Tida como chique por seus admiradores, essencial para as famílias que alegam depender da atividade e inominável para os ambientalistas, a caça à raposa – um esporte eminentemente inglês copiado em algumas partes do mundo – está passando por uma fase delicada em seu país de origem. Em 2004, o Parlamento inglês baixou uma lei com o objetivo de proibi-la. O problema é que, 18 meses depois, a prática não foi banida. Isso porque a legislação deixou brechas que os caçadores estão aproveitando. A chamada Hunting Act, na verdade, regulamenta a utilização de cachorros na caça a animais selvagens, notadamente lebres, alces, minks (visão) e, claro, raposas. De acordo com a lei, são permitidos até dois cães a cada incursão nas matas inglesas. Para os conhecedores, entretanto, o esporte exige uma matilha de pelo menos 30 animais.

De todo modo, o interesse pelo esporte tem aumentado. Os cachorros continuam matando, as raposas morrendo e, embora alguns caçadores tenham sido presos aqui ou ali, não há notícia de que alguma loja especializada em equipamentos para essa prática tenha sofrido sanções. Uma das principais brechas da legislação é a permissão do desentocamento de mamíferos para serem caçados por aves de rapina, como falcões e águias. Ou seja, já que a atividade, em tese, é outra, os cães poderiam voltar a correr atrás das presas. Logicamente, os organizadores de caçadas passaram a criar pacotes que combinam aves e cachorros. A dificuldade em aplicar a lei reside justamente em definir onde acaba “o desentocamento” e onde começa “a perseguição”. Quem sai perdendo é sempre a raposa. Se escapa dos cães, acaba morta a tiros, uma vez que as aves só funcionam em teoria. Elas só podem capturar um animal de pequeno porte, que, no caso, é estraçalhado. Ou podem sair carregando algum cachorrinho de madame por engano.

Isso é mais comum do que se pensa, uma vez que grã-finos não faltam entre os
fãs do esporte. Todos andam devidamente paramentados com camisas brancas, gravatas modelo Ascot (curtas, largas e cruzadas no peito), coletes, paletós (negros para mulheres e vermelhos para os homens), culotes, botas lustrosas e os indefectíveis bonés. Tal esmero foi ironizado por Oscar Wilde, intelectual do século XIX, para quem a caça à raposa era “o inefável em busca do incomível”. Nem
isso talvez. O que fazem os cavaleiros, algo em torno de uma centena a frente de outros tantos devidamente motorizados, é seguir os verdadeiros caçadores e os whippers-in, nome dado para aqueles que conversam com a matilha. A festa, de
fato, é deles, os whippers-in, mesmo porque os cavaleiros têm de ficar longe para não desviar a atenção dos cães farejadores. Como esse esporte é praticado em áreas florestais, praticamente inacessíveis para não iniciados, a fiscalização acaba se tornando impossível.

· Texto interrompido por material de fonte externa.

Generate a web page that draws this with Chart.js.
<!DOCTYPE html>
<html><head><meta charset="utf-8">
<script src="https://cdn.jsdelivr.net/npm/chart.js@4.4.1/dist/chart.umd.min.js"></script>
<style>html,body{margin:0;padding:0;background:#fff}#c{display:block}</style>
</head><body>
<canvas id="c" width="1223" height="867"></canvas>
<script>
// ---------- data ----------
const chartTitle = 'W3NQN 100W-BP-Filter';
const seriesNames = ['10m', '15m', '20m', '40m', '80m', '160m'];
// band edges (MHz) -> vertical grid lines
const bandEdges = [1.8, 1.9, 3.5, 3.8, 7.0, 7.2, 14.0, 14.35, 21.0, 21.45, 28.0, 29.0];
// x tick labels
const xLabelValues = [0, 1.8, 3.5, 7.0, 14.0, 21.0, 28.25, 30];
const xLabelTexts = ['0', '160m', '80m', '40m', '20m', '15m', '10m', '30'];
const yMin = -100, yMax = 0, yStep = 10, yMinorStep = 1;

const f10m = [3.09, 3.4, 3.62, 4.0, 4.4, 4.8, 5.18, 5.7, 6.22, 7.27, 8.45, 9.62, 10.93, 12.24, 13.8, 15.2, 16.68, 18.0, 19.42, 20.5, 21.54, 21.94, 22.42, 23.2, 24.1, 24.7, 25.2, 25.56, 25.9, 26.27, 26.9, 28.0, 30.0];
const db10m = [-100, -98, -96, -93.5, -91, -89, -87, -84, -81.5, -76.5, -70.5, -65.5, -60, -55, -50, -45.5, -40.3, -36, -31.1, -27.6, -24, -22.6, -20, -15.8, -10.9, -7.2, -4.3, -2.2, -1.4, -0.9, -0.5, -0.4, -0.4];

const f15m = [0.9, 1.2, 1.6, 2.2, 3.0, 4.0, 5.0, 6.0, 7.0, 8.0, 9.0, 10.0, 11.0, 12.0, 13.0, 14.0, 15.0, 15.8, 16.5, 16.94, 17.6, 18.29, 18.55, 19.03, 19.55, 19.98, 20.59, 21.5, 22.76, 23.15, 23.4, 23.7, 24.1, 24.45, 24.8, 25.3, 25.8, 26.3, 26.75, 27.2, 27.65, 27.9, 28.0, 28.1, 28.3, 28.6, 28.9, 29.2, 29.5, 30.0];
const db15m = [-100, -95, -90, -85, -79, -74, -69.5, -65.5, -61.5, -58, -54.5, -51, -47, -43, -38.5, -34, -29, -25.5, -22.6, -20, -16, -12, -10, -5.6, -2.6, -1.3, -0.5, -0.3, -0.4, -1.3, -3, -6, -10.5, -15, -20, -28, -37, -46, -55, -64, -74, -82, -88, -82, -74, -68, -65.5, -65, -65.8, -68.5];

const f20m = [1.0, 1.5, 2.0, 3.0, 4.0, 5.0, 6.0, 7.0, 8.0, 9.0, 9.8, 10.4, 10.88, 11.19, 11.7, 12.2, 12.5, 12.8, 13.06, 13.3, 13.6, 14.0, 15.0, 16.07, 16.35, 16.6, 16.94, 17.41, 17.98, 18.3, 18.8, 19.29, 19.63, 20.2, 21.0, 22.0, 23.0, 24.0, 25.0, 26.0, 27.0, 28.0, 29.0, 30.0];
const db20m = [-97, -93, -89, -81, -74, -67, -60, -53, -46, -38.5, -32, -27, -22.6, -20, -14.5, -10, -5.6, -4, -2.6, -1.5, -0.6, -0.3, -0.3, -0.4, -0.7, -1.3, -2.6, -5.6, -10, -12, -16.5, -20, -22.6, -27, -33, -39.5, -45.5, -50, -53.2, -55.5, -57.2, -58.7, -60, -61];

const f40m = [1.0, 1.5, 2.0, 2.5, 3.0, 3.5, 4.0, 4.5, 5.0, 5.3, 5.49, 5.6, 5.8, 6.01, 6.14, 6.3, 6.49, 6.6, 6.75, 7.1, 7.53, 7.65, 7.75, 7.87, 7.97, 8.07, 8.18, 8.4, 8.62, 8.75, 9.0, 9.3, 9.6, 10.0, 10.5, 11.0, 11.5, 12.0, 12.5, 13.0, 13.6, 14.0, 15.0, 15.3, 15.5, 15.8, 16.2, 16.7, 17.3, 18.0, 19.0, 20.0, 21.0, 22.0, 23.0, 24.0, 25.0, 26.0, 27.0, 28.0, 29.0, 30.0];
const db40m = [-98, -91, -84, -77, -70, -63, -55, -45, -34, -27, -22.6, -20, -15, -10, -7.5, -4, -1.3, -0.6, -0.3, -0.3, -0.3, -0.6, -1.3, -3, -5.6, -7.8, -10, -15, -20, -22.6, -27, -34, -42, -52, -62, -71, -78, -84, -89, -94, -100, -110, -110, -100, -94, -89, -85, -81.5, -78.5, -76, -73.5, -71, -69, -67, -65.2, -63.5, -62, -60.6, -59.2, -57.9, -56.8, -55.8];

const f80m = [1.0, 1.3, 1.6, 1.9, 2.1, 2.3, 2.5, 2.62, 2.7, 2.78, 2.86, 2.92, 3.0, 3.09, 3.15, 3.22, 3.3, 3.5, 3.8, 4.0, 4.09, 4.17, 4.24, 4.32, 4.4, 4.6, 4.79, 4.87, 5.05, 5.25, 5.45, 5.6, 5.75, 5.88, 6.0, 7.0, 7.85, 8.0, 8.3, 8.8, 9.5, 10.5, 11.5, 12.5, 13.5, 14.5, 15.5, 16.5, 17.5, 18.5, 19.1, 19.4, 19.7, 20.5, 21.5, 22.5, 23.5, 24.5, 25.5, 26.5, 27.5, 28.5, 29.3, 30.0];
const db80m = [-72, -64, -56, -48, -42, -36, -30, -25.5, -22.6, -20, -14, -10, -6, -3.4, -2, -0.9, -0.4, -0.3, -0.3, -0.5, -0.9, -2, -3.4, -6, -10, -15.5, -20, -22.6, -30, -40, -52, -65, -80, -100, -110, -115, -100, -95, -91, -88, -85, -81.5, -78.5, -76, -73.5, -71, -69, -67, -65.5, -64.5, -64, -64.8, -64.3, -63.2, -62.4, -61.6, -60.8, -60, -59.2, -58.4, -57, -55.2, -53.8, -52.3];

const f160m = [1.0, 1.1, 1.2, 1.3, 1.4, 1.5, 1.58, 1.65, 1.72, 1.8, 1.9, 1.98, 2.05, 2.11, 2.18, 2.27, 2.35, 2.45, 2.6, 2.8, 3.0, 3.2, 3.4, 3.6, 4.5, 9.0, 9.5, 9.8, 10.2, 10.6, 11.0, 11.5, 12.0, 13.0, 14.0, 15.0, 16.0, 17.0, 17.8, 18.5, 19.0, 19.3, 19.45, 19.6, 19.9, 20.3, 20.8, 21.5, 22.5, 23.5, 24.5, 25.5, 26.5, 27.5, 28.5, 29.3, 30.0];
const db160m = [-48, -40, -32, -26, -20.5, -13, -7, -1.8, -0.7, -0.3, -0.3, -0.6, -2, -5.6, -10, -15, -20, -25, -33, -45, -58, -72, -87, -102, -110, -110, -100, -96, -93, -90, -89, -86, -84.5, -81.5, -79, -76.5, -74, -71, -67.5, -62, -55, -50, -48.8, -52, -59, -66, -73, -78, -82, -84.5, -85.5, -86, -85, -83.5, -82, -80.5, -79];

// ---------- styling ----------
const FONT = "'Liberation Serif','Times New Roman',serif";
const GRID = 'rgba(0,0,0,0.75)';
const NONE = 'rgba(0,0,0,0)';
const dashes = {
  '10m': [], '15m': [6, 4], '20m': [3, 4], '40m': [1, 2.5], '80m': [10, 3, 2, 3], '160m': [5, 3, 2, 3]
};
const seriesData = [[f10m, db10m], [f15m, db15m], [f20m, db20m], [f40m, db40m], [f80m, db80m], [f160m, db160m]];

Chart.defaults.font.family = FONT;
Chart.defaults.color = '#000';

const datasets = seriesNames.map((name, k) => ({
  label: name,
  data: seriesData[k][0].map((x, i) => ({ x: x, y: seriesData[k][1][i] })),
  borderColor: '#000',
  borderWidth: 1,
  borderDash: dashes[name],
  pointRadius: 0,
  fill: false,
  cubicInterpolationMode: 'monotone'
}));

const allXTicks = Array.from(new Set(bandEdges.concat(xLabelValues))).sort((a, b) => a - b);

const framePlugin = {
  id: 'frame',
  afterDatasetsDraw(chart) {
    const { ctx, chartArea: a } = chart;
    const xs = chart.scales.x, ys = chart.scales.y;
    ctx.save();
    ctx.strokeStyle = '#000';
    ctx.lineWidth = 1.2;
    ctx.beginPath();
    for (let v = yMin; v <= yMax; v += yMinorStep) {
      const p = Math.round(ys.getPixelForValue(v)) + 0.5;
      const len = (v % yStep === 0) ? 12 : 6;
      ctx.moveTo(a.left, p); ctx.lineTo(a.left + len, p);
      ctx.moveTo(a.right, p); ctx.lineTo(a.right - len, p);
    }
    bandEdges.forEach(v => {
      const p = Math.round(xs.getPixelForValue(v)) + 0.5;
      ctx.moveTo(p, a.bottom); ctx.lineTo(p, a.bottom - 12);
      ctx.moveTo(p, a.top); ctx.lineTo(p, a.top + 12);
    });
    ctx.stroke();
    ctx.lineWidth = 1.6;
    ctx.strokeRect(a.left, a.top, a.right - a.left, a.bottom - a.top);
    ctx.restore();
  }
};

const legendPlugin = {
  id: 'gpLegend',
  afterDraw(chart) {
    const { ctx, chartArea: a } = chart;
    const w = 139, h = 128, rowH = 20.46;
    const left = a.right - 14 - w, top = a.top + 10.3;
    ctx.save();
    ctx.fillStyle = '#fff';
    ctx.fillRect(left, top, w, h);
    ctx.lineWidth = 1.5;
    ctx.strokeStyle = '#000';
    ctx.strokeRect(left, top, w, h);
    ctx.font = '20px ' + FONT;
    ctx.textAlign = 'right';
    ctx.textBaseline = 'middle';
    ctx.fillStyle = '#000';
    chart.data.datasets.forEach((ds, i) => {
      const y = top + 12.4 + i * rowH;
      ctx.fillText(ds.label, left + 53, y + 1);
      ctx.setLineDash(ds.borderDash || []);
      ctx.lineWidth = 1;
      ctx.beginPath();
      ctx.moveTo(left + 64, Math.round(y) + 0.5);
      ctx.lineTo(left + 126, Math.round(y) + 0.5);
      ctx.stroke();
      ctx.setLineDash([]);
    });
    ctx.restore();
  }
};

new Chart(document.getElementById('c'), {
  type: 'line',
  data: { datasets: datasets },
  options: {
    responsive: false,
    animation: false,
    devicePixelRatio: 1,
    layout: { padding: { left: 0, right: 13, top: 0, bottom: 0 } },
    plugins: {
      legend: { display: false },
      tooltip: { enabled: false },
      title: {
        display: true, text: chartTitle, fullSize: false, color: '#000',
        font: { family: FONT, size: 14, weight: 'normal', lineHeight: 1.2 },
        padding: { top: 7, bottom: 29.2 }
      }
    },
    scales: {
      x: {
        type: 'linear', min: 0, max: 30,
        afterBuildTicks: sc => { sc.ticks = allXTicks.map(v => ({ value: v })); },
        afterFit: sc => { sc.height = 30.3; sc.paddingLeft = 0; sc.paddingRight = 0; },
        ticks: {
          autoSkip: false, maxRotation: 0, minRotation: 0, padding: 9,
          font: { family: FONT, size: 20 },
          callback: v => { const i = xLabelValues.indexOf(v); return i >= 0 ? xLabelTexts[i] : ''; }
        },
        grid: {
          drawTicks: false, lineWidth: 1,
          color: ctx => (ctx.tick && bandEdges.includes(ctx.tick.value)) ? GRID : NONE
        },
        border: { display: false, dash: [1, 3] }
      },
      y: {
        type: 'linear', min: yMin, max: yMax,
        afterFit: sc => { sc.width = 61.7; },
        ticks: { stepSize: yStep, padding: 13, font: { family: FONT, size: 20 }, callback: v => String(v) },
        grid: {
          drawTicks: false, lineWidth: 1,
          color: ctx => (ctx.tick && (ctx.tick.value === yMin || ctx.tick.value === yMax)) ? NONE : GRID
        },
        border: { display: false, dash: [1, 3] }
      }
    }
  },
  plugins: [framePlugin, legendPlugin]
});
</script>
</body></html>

A idéia dos adeptos da prática é fazer corpo mole até que o próximo governo – que tomará posse daqui a cinco anos, se o atual não for reeleito – derrube o veto. Afinal, muitas famílias vivem da caça. Há séculos, diga-se. Além disso, na Inglaterra é comum encontrar-se caçadores e whippers-in negros, indianos ou asiáticos.

Um dos meios encontrados para a preservação da atividade é a chamada drag hunt. Antes do início da caçada, são feitas trilhas borrifando-se urina de raposa, glicerina e água. Dessa forma, os aspectos mais “aeróbicos” do esporte, que são as caminhadas, os saltos de obstáculos e a exploração de território, continuam existindo sem que nenhum animal seja sacrificado – se bem que, vez ou outra, os cachorros encontram trilhas “de verdade” para seguir.

Mas mesmo a tradição, que é a bandeira dos defensores do esporte, é contestada por seus oponentes. Segundo eles, a caça à raposa foi formatada na Inglaterra na segunda metade do século XVIII. A defesa dos animais, porém, é uma luta anterior a essas atividades. Prova disso são os quatro painéis pintados por William Hogarth em 1751, significativamente intitulados Os quatro estágios da crueldade. O pintor inglês mostra como o homem que maltrata um animal pode perfeitamente maltratar seu semelhante. Com ou sem uniforme.